Give Ed Miliband a Darwin Award for his Emily Thornberry decision

A furious twitstorm blew up, as it does so often these days – like some summer squall in the Mediterranean: quick to rise, quick to die. Some people denounced her, some defended her. And yet still Emily might have survived; she might today be luxuriating in her position as shadow attorney general to others Attorneys at Law; she might never have been chased down her street by photographers; the name Emily Thornberry would still be relatively unknown, and not – as it is today – on the lips of every newspaper columnist, every broadcaster and everyone in the entire country who drives a white van or flies the England flag.

But then Ed Miliband stepped in. He ingeniously doused himself with petrol; he lit the match – and ka-boom: there he is, with staring panda eyes and frazzled hair, and the entire Labour Party looking on in amazement at the destruction. He fired Emily; indeed he is said to have lost his cool altogether and actually shouted at the woman.
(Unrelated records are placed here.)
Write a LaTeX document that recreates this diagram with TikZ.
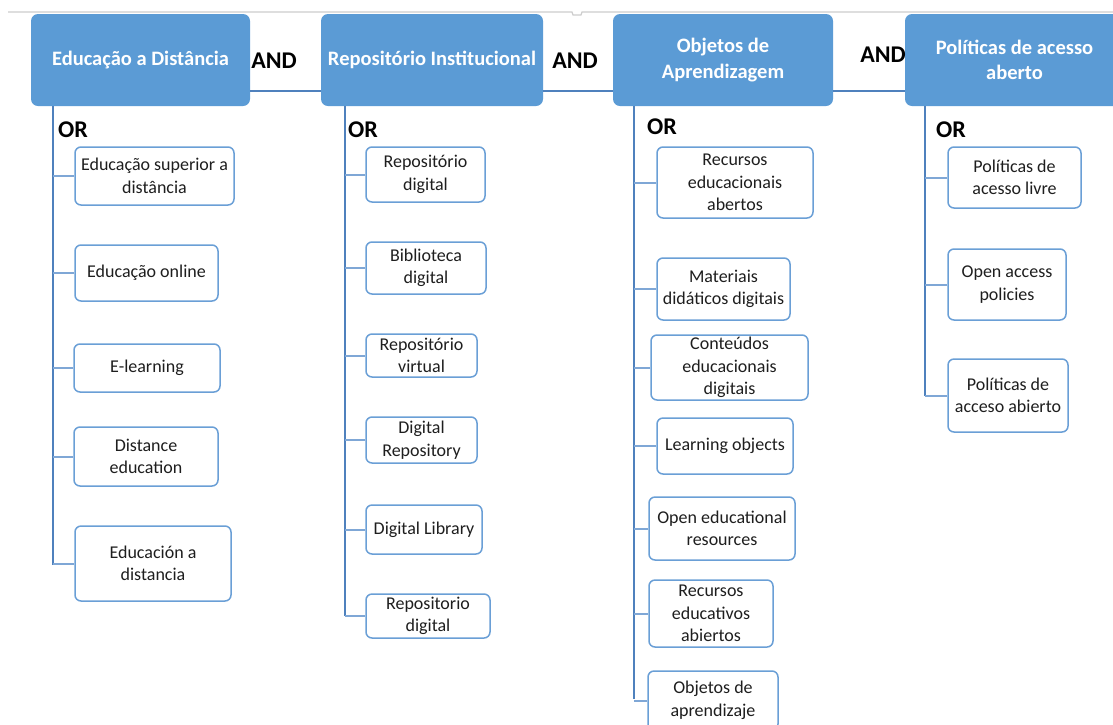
\documentclass[tikz,border=0pt]{standalone}
\usepackage{fontspec}
\setmainfont{Carlito}
\definecolor{hdr}{HTML}{5B9BD5}
\definecolor{bord}{HTML}{6A9FD6}
\definecolor{trunkc}{HTML}{4F81BD}
\definecolor{branchc}{HTML}{7FA7D6}
\definecolor{toplinec}{HTML}{CCCCCC}
\definecolor{txt}{HTML}{1E1E1E}
\begin{document}
\begin{tikzpicture}[x=1pt,y=-1pt,
 hbox/.style={draw=none, fill=hdr, rounded corners=7pt, text=white, font=\bfseries\fontsize{20.5}{25.5}\selectfont, align=center, inner sep=0pt},
 cbox/.style={draw=bord, line width=1.5pt, fill=white, rounded corners=6pt, font=\fontsize{18}{22.5}\selectfont, align=center, inner sep=0pt, text=txt},
 lbl/.style={font=\bfseries\fontsize{24}{28}\selectfont, inner sep=0pt, text=black},
 trunk/.style={draw=trunkc, line width=1.5pt},
 branch/.style={draw=branchc, line width=2pt},
 andline/.style={draw=trunkc, line width=2pt},
 topl/.style={draw=toplinec, line width=1.2pt}]
\useasboundingbox (0,0) rectangle (1113,724);
\clip (0,0) rectangle (1113,724);

% top gray rule
\coordinate (g0) at (8,12);
\coordinate (g1) at (1113,12);
\draw[topl] (g0) -- (572,12) -- (573,15) -- (581,15) -- (582,12) -- (g1);

% headers
\node[hbox, minimum width=219pt, minimum height=92pt] (H1) at (140.5,60) {Educação a Distância};
\node[hbox, minimum width=222pt, minimum height=92pt] (H2) at (432,60) {Repositório Institucional};
\node[hbox, minimum width=220pt, minimum height=92pt] (H3) at (723,60) {Objetos de\\Aprendizagem};
\node[hbox, minimum width=219pt, minimum height=92pt] (H4) at (1014.5,60) {Políticas de acesso\\aberto};

% AND connectors
\draw[andline] ([yshift=-31pt]H1.east) -- ([yshift=-31pt]H2.west);
\draw[andline] ([yshift=-31pt]H2.east) -- ([yshift=-31pt]H3.west);
\draw[andline] ([yshift=-31pt]H3.east) -- ([yshift=-31pt]H4.west);
\node[lbl] (and1) at (274,61) {AND};
\node[lbl] (and2) at (575,61) {AND};
\node[lbl] (and3) at (883,55) {AND};

% OR labels
\node[lbl] (or1) at (73,130) {OR};
\node[lbl] (or2) at (363,130) {OR};
\node[lbl] (or3) at (662,127) {OR};
\node[lbl] (or4) at (951,130) {OR};

% column 1
\node[cbox, minimum width=159pt, minimum height=58pt] (a1) at (154.5,176) {Educação superior a\\distância};
\node[cbox, minimum width=143pt, minimum height=56pt] (a2) at (146.5,273) {Educação online};
\node[cbox, minimum width=146pt, minimum height=48pt] (a3) at (147,368) {E-learning};
\node[cbox, minimum width=144pt, minimum height=59pt] (a4) at (146,456.5) {Distance\\education};
\node[cbox, minimum width=156pt, minimum height=75pt] (a5) at (153,563.5) {Educación a\\distancia};

% column 2
\node[cbox, minimum width=119pt, minimum height=55pt] (b1) at (425.5,174.5) {Repositório\\digital};
\node[cbox, minimum width=120pt, minimum height=52pt] (b2) at (426,268) {Biblioteca\\digital};
\node[cbox, minimum width=111pt, minimum height=43pt] (b3) at (421.5,355.5) {Repositório\\virtual};
\node[cbox, minimum width=111pt, minimum height=46pt] (b4) at (421.5,440) {Digital\\Repository};
\node[cbox, minimum width=116pt, minimum height=49pt] (b5) at (424,529.5) {Digital Library};
\node[cbox, minimum width=124pt, minimum height=44pt] (b6) at (428,616) {Repositorio\\digital};

% column 3
\node[cbox, minimum width=156pt, minimum height=71pt] (c1) at (735,182.5) {Recursos\\educacionais\\abertos};
\node[cbox, minimum width=133pt, minimum height=62pt] (c2) at (723.5,289) {Materiais\\didáticos digitais};
\node[cbox, minimum width=157pt, minimum height=65pt] (c3) at (729.5,367.5) {Conteúdos\\educacionais\\digitais};
\node[cbox, minimum width=136pt, minimum height=56pt] (c4) at (725,446) {Learning objects};
\node[cbox, minimum width=146pt, minimum height=63pt] (c5) at (722,528.5) {Open educational\\resources};
\node[cbox, minimum width=124pt, minimum height=67pt] (c6) at (711,613.5) {Recursos\\educativos\\abiertos};
\node[cbox, minimum width=130pt, minimum height=59pt] (c7) at (713,700.5) {Objetos de\\aprendizaje};

% column 4
\node[cbox, minimum width=133pt, minimum height=61pt] (d1) at (1014.5,177.5) {Políticas de\\acesso livre};
\node[cbox, minimum width=118pt, minimum height=71pt] (d2) at (1007,284.5) {Open access\\policies};
\node[cbox, minimum width=120pt, minimum height=73pt] (d3) at (1008,395.5) {Políticas de\\acceso abierto};

% trunks
\coordinate (e1) at (53,565);
\coordinate (e2) at (345,616);
\coordinate (e3) at (634,699);
\coordinate (e4) at (925,396);
\draw[trunk] (H1.south -| e1) -- (e1);
\draw[trunk] (H2.south -| e2) -- (e2);
\draw[trunk] (H3.south -| e3) -- (e3);
\draw[trunk] (H4.south -| e4) -- (e4);

% branches
\foreach \n in {a1,a2,a3,a4,a5} \draw[branch] (\n.west) -- (\n.west -| e1);
\foreach \n in {b1,b2,b3,b4,b5,b6} \draw[branch] (\n.west) -- (\n.west -| e2);
\foreach \n in {c1,c2,c3,c4,c5,c6,c7} \draw[branch] (\n.west) -- (\n.west -| e3);
\foreach \n in {d1,d2,d3} \draw[branch] (\n.west) -- (\n.west -| e4);
\end{tikzpicture}
\end{document}
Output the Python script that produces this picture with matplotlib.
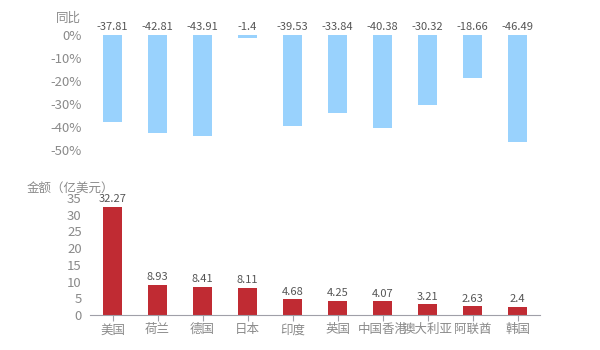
import matplotlib
matplotlib.use("Agg")
import matplotlib.pyplot as plt
from matplotlib.ticker import FuncFormatter

plt.rcParams['font.family'] = ['Noto Sans CJK SC', 'DejaVu Sans']

countries = ['美国', '荷兰', '德国', '日本', '印度', '英国', '中国香港', '澳大利亚', '阿联酋', '韩国']
yoy = [-37.81, -42.81, -43.91, -1.4, -39.53, -33.84, -40.38, -30.32, -18.66, -46.49]
amount = [32.27, 8.93, 8.41, 8.11, 4.68, 4.25, 4.07, 3.21, 2.63, 2.4]

tick_color = '#8a8a8a'
label_color = '#555555'
blue = '#99d2fd'
red = '#c02b33'

fig = plt.figure(figsize=(6, 3.5), dpi=100)
ax1 = fig.add_axes([0.15, 0.5714, 0.75, 0.3286])
ax2 = fig.add_axes([0.15, 0.10, 0.75, 0.3343])

x = list(range(len(countries)))

# top: year-on-year change
ax1.bar(x, yoy, width=0.44, color=blue)
for xi, v in zip(x, yoy):
    ax1.text(xi, 1.2, f'{v:g}', ha='center', va='bottom', fontsize=8, color=label_color)
ax1.set_xlim(-0.5, 9.5)
ax1.set_ylim(-50, 0)
ax1.set_yticks([0, -10, -20, -30, -40, -50])
ax1.yaxis.set_major_formatter(FuncFormatter(lambda v, p: f'{int(v)}%'))
ax1.set_xticks([])
for s in ax1.spines.values():
    s.set_visible(False)
ax1.tick_params(axis='y', length=0, labelsize=9.5, labelcolor=tick_color, pad=6)
ax1.text(-0.02, 1.085, '同比', transform=ax1.transAxes, ha='right', va='bottom',
         fontsize=9, color=tick_color)

# bottom: amount
ax2.bar(x, amount, width=0.44, color=red)
for xi, v in zip(x, amount):
    ax2.text(xi, v + 0.8, f'{v:g}', ha='center', va='bottom', fontsize=8, color=label_color)
ax2.set_xlim(-0.5, 9.5)
ax2.set_ylim(0, 35)
ax2.set_yticks(range(0, 36, 5))
ax2.set_xticks(x)
ax2.set_xticklabels(countries)
for k in ['top', 'right', 'left']:
    ax2.spines[k].set_visible(False)
ax2.spines['bottom'].set_color('#a0a0a8')
ax2.tick_params(axis='y', length=0, labelsize=9.5, labelcolor=tick_color, pad=6)
ax2.tick_params(axis='x', length=4, color='#a0a0a8', labelsize=9, labelcolor=tick_color, pad=2)
ax2.text(-0.14, 1.03, '金额（亿美元）', transform=ax2.transAxes, ha='left', va='bottom',
         fontsize=9, color=tick_color)

fig.savefig('out.png', dpi=100)
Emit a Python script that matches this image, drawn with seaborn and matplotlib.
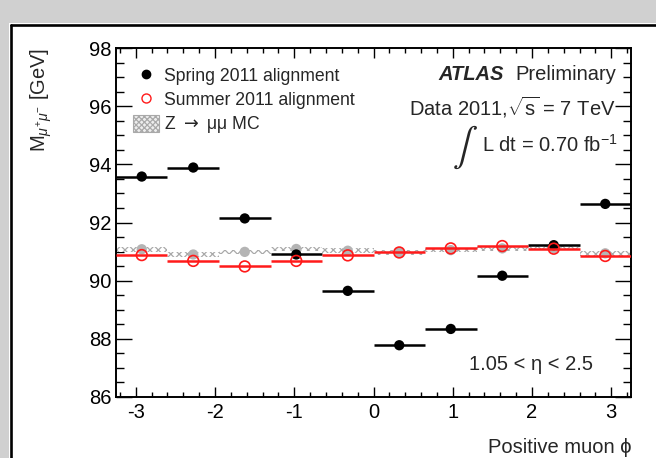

This tells us several important things about his leadership, and about the Labour Party under Miliband. The first is that he is prone to panic under pressure – and that is in itself a reason why he should not be prime minister. The second is that he clearly can’t think straight. By sacking Emily Thornberry so violently, he has emphatically and publicly endorsed the real meaning of her tweet.

Rachel Reeves and other ministers have been lining up to support this interpretation – that Thornberry was being snooty about that home in Rochester, and of course they are right. She was indeed being snobbish and condescending. She was showing her Twitter followers that house in order to belittle it and make fun of it.

When Emily Thornberry looks at a white van, she ought to see the people who make this economy go, the grafters and the entrepreneurs who comprise a huge proportion of the GDP of the South East. These are the people any government should want to help and support – by cutting their taxes, for instance, or helping them with a diesel scrappage scheme so that they can buy less polluting vehicles.

If you own a white van, you have worked to buy a vital asset; you are more likely to be helping others into employment; and yet Thornberry looks at a white van and sees only an enemy – a cultural enemy.

She doesn’t care much about small businesses and their problems, and in her experience too many white van men have unacceptably Right-wing views. And what does she see in those England flags? She should see an innocent symbol of patriotism, and love of our country – its language and history and institutions, its Royal family and its countryside, pubs, Shakespeare, football, fish and chips, you name it.

But that is not what Emily sees. She sees the dreaded flag of pot-bellied, immigrant-bashing lager louts. She sees the kind of flag that Labour councils have tried in the past to ban from public buildings; she sees a symbol of deplorable nationalism and jingo.

As for the house itself – what does Emily see? She should see a tribute to the efforts of the homeowner, someone who has worked not just to own the place but also to ensure that its architectural features somehow reflect his or her personality. Of course she sees no such thing – only a reminder of the achievement of her bête noire, Mrs Thatcher, who mobilised people to buy their own home.

Mrs Thornberry’s tweet was superbly eloquent of everything that is wrong with the modern Labour Party – a party that is all too obviously full of middle-class lawyers like her, who secretly disdain hard‑working, George Cross-waving white van men. But she might have got away with it; she might have been able to fudge it and keep her head down until the twitstorm passed, and then claim that it had all been grievously misunderstood.

Well done Ed, for so brutally confirming the truth about what Labour really thinks. Give that man a Darwin Award.